It rained overnight, and was forecast to rain for a lot of the day. So when we woke early to find it wasn’t raining and the tent was dry, we got it quickly packed up. We cycled into the centre of Grenoble (the camping was in the outskirts), looking for breakfast. We passed lots of nice bakeries on the way in, only to find nothing open in the old centre. We tried to ride up the hill to the Bastille fortress, but the 20% incline defeated us and it was too far to push our bikes. Most visitors take a cable car.
We rode along the river for a while and then back over a bridge into the old city. Here we found a lovely bakery to enjoy coffee and croissants for our last morning in France. After a look around the various buildings and squares of the old part of town, we decided to get the train to Valence, so we could spend the rest of the day there before our coach picked us up. We bought our tickets from the machine at the station, and it turned out the next train to Valence capable of carrying bikes wasn’t leaving for almost two hours. So we rode back into town and found a bar with a terrace on a smaller square, where we could watch the locals go about their shopping at the market in the square (and compare their wheeled shopping carts).
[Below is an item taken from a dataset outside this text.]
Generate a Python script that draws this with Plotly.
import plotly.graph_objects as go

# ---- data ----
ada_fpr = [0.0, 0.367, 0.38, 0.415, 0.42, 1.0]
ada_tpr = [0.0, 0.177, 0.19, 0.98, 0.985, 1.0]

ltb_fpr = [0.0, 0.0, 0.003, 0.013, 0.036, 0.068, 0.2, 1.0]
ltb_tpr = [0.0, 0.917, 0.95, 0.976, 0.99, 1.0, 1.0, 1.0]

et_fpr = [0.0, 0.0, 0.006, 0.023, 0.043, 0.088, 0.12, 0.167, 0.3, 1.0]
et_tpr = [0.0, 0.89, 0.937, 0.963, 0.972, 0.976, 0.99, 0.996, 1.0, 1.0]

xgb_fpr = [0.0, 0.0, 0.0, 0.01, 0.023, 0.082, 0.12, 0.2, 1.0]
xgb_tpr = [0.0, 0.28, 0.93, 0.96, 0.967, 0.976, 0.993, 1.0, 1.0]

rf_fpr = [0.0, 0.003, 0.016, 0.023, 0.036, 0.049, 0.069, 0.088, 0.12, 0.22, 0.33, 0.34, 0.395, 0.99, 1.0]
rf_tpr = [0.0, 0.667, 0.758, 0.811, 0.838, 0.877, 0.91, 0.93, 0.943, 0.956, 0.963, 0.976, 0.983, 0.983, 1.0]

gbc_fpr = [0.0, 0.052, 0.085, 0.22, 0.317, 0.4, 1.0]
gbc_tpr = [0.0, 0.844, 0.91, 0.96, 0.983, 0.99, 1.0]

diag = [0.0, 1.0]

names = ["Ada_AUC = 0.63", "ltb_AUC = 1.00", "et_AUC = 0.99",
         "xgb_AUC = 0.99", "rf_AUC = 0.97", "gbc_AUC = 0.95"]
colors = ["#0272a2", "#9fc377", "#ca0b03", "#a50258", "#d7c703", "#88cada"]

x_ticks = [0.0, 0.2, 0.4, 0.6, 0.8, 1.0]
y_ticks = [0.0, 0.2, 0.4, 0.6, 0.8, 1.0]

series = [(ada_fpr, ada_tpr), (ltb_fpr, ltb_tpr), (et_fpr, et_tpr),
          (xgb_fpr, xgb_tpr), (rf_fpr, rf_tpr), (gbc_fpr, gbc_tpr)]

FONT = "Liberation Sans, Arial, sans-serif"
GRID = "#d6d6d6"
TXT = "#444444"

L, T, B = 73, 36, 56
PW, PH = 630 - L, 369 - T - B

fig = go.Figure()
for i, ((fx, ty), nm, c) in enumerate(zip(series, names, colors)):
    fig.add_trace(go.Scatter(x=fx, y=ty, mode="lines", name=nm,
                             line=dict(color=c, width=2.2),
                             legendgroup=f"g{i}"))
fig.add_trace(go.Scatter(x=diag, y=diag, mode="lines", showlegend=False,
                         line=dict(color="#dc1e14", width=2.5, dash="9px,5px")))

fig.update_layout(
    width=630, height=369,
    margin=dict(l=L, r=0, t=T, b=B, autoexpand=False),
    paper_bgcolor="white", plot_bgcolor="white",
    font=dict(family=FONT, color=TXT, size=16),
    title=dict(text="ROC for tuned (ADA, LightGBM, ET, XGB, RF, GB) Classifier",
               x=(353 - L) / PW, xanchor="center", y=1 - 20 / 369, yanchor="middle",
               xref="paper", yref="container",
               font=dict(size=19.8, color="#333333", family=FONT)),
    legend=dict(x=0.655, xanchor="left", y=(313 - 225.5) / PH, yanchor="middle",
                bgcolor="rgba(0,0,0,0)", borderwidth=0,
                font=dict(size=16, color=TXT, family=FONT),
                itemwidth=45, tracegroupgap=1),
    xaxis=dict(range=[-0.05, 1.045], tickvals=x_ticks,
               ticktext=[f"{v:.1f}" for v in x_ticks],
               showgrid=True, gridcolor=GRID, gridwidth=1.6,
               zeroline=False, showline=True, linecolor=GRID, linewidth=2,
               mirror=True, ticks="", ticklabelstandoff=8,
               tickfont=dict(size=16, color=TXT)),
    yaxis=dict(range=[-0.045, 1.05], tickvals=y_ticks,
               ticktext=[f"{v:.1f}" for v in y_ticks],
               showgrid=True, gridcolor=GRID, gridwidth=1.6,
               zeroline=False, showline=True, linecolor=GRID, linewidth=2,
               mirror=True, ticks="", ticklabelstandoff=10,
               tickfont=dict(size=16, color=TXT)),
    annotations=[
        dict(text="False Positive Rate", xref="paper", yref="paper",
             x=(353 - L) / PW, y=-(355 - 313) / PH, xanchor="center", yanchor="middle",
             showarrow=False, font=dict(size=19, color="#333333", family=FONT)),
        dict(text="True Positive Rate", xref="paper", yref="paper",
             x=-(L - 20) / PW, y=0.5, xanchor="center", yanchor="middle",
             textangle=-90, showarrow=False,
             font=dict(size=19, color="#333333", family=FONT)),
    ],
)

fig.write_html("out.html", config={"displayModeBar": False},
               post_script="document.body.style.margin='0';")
It was all straightforward getting our bikes on the train. The journey was just over an hour, through lovely Provence countryside with the mountains in the background. Valence was great, and the sun even came out for most of the afternoon. We stocked up on lots of bread, pastries and desserts (even visiting the same bakery twice). Valence is smaller than Grenoble, but more pleasant I think.
We had our picnic lunch in a big open area with benches and pavilions on top of a parking garage. It looked out over the town park, and toward the mountains. Black clouds were rolling in, and it was really windy, but the clouds were passing over without it raining.
After a quick detour back through the town centre so Rodney could buy macarons for his colleagues, we cycled out of town to an industrial area in the south to our rendezvous point with the coach (close to the motorway for easy access). There was another cycle tourist already there so we had someone to chat to as the coach was delayed.
The coach drove through the night and arrived at the ferry terminal in Calais early the next morning. There were lots of coaches waiting to get on, so we had a longer wait for immigration. The ferry crossing is only an hour and a half, and our drop off point in Newport Pagnell was only a few hours from Dover.